The site Human Rights Watch identified as the migrant camp at Al-Thabit could also be seen in satellite images, corresponding to the group's narrative that the camp was dismantled mainly in early April.

Both areas are in northwestern Yemen, the stronghold of the country's Houthi rebels. The UN has said that the Houthi-controlled immigration office "collaborates with traffickers to systematically direct migrants" to Saudi Arabia, bringing in US$50,000 weekly.

The Houthis have held Yemen's capital, Sanaa, since September 2014. A Saudi-led coalition has battled the Houthis since March 2015 without dislodging them from the capital. Fighting has largely halted between the Saudi-led forces and the Houthis as Riyadh seeks to end the war. However, throughout the war years, the Houthis claimed multiple incursions across the Saudi border in this mountainous region.

Migrants from Ethiopia have found themselves detained, abused and even killed in Saudi Arabia and Yemen during the war. But in recent months, there has been growing concern from the UN human rights body about Saudi forces attacking migrants coming in from Yemen.

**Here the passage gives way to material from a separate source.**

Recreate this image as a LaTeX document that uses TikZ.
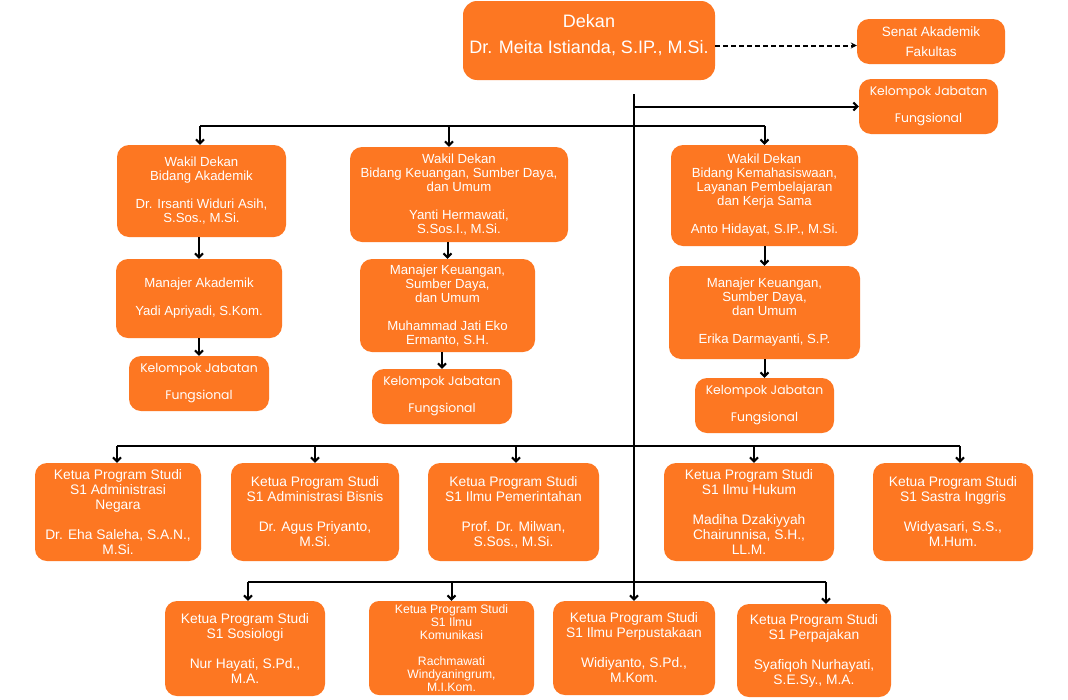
\documentclass[tikz,border=0pt]{standalone}
\usepackage{fontspec}
\setmainfont{Liberation Sans}
\newfontfamily\popf{Poppins}
\usetikzlibrary{arrows.meta,calc}
\definecolor{org}{HTML}{FD7722}
\newcommand\obox[7][box]{\node[#1, minimum width={(#5-#3)*1pt}, minimum height={(#6-#4)*1pt}] (#2) at ({(#3+#5)/2},{(#4+#6)/2}) {#7};}
\begin{document}
\begin{tikzpicture}[x=1pt,y=-1pt,
 box/.style={draw=none, fill=org, text=white, rounded corners=12pt, align=center, inner sep=0pt, font=\fontsize{13.2}{14}\selectfont},
 psbox/.style={box, font=\fontsize{13.8}{15}\selectfont},
 kjf/.style={box, font=\popf\fontsize{12.4}{13.5}\selectfont},
 conn/.style={line width=2pt, -{Straight Barb[length=4pt,width=8pt]}},
 wire/.style={line width=2pt}]
\useasboundingbox (0,0) rectangle (1068,699);
\fill[white] (0,0) rectangle (1068,699);

% top
\obox[box, rounded corners=14pt]{dekan}{463}{1}{715}{80}{}
\node[text=white, align=center, inner sep=0pt, font=\fontsize{18}{26}\selectfont] (dekantxt) at ([yshift=5pt]dekan.center) {Dekan\\Dr. Meita Istianda, S.IP., M.Si.};
\obox[box, font=\fontsize{13.5}{20}\selectfont]{senat}{857}{19}{1005}{64}{Senat Akademik\\Fakultas}
\obox[kjf]{kjf0}{859}{79}{998}{134}{Kelompok Jabatan\\[13.5pt]Fungsional}

% column 1
\obox{wda}{117}{145}{286}{237}{Wakil Dekan\\Bidang Akademik\\[14pt]Dr. Irsanti Widuri Asih,\\S.Sos., M.Si.}
\obox{ma}{116}{259}{282}{338}{Manajer Akademik\\[14pt]Yadi Apriyadi, S.Kom.}
\obox[kjf]{kja}{129}{356}{269}{411}{Kelompok Jabatan\\[13.5pt]Fungsional}

% column 2
\obox{wdk}{350}{147}{568}{242}{Wakil Dekan\\Bidang Keuangan, Sumber Daya,\\dan Umum\\[14pt]Yanti Hermawati,\\S.Sos.I., M.Si.}
\obox{mk}{360}{259}{535}{352}{Manajer Keuangan,\\Sumber Daya,\\dan Umum\\[14pt]Muhammad Jati Eko\\Ermanto, S.H.}
\obox[kjf]{kjk}{372}{369}{512}{424}{Kelompok Jabatan\\[13.5pt]Fungsional}

% column 3
\obox{wdm}{671}{145}{858}{246}{Wakil Dekan\\Bidang Kemahasiswaan,\\Layanan Pembelajaran\\dan Kerja Sama\\[14pt]Anto Hidayat, S.IP., M.Si.}
\obox{mm}{669}{266}{860}{359}{Manajer Keuangan,\\Sumber Daya,\\dan Umum\\[14pt]Erika Darmayanti, S.P.}
\obox[kjf]{kjm}{695}{378}{834}{433}{Kelompok Jabatan\\[13.5pt]Fungsional}

% program studi row 1
\obox[psbox]{an}{35}{463}{201}{561}{Ketua Program Studi\\S1 Administrasi\\Negara\\[15pt]Dr. Eha Saleha, S.A.N.,\\M.Si.}
\obox[psbox]{ab}{231}{463}{399}{561}{Ketua Program Studi\\S1 Administrasi Bisnis\\[15pt]Dr. Agus Priyanto,\\M.Si.}
\obox[psbox]{ip}{428}{463}{599}{561}{Ketua Program Studi\\S1 Ilmu Pemerintahan\\[15pt]Prof. Dr. Milwan,\\S.Sos., M.Si.}
\obox[psbox]{ih}{664}{463}{834}{561}{Ketua Program Studi\\S1 Ilmu Hukum\\[15pt]Madiha Dzakiyyah\\Chairunnisa, S.H.,\\LL.M.}
\obox[psbox]{si}{873}{463}{1033}{561}{Ketua Program Studi\\S1 Sastra Inggris\\[15pt]Widyasari, S.S.,\\M.Hum.}

% program studi row 2
\obox[psbox]{sos}{165}{601}{325}{696}{Ketua Program Studi\\S1 Sosiologi\\[15pt]Nur Hayati, S.Pd.,\\M.A.}
\obox[box, rounded corners=10pt, font=\fontsize{12.2}{13}\selectfont]{kom}{369}{601}{534}{695}{Ketua Program Studi\\S1 Ilmu\\Komunikasi\\[13pt]Rachmawati\\Windyaningrum,\\M.I.Kom.}
\obox[psbox]{perp}{553}{601}{715}{695}{Ketua Program Studi\\S1 Ilmu Perpustakaan\\[15pt]Widiyanto, S.Pd.,\\M.Kom.}
\obox[psbox]{paj}{737}{604}{891}{697}{Ketua Program Studi\\S1 Perpajakan\\[15pt]Syafiqoh Nurhayati,\\S.E.Sy., M.A.}

% connectors
\coordinate (c0) at (634,94);
\coordinate (b1) at (634,126);
\coordinate (b2) at (634,446);
\coordinate (b3) at (634,582);
\draw[line width=2pt, dash pattern=on 5pt off 3pt, -{Stealth[length=6pt,width=6pt]}] ([yshift=-5pt]dekan.east) -- ([yshift=-4pt]senat.west);
\draw[conn] (c0) -- (perp.north);
\draw[conn] (c0 |- kjf0.west) -- (kjf0.west);

\coordinate (wdaT) at ([xshift=-1.5pt]wda.north);
\coordinate (wdkT) at ([xshift=-10pt]wdk.north);
\coordinate (wdmT) at (wdm.north);
\draw[wire] (wdaT |- b1) -- (wdmT |- b1);
\draw[conn] (wdaT |- b1) -- (wdaT);
\draw[conn] (wdkT |- b1) -- (wdkT);
\draw[conn] (wdmT |- b1) -- (wdmT);

\draw[conn] (wda.south -| ma.north) -- (ma.north);
\draw[conn] (ma.south -| kja.north) -- (kja.north);
\draw[conn] (wdk.south -| mk.north) -- (mk.north);
\draw[conn] (mk.south -| kjk.north) -- (kjk.north);
\draw[conn] (wdm.south -| mm.north) -- (mm.north);
\draw[conn] (mm.south -| kjm.north) -- (kjm.north);

\coordinate (anT) at ([xshift=-1pt]an.north);
\coordinate (abT) at (ab.north);
\coordinate (ipT) at ([xshift=2.5pt]ip.north);
\coordinate (ihT) at ([xshift=5pt]ih.north);
\coordinate (siT) at ([xshift=7pt]si.north);
\draw[wire] (anT |- b2) -- (siT |- b2);
\foreach \t in {anT,abT,ipT,ihT,siT} \draw[conn] (\t |- b2) -- (\t);

\coordinate (sosT) at ([xshift=3pt]sos.north);
\coordinate (komT) at (kom.north);
\coordinate (pajT) at ([xshift=12pt]paj.north);
\draw[wire] (sosT |- b3) -- (pajT |- b3);
\draw[conn] (sosT |- b3) -- (sosT);
\draw[conn] (komT |- b3) -- (komT);
\draw[conn] (pajT |- b3) -- (pajT);
\end{tikzpicture}
\end{document}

A 3 October 2022 letter to the kingdom from the UN said its investigators "received concerning allegations of cross-border artillery shelling and small arms fire allegedly by Saudi security forces causing the deaths of up to 430 and injuring 650 migrants."

"If migrants are captured, they are reportedly often subjected to torture by being lined up and shot through the side of the leg to see how far the bullet will go or asked if they prefer to be shot in the hand or the leg," the letter from the UN reads. "Survivors of such attacks reported having to 'play dead' for some time to escape."

A letter sent by Saudi Arabia's mission to the UN in Geneva in March said that it "categorically refutes" allegations that the kingdom carries out any "systematic" killings on the border. However, it also said the UN provided "limited information", so it could not "confirm or substantiate the allegations."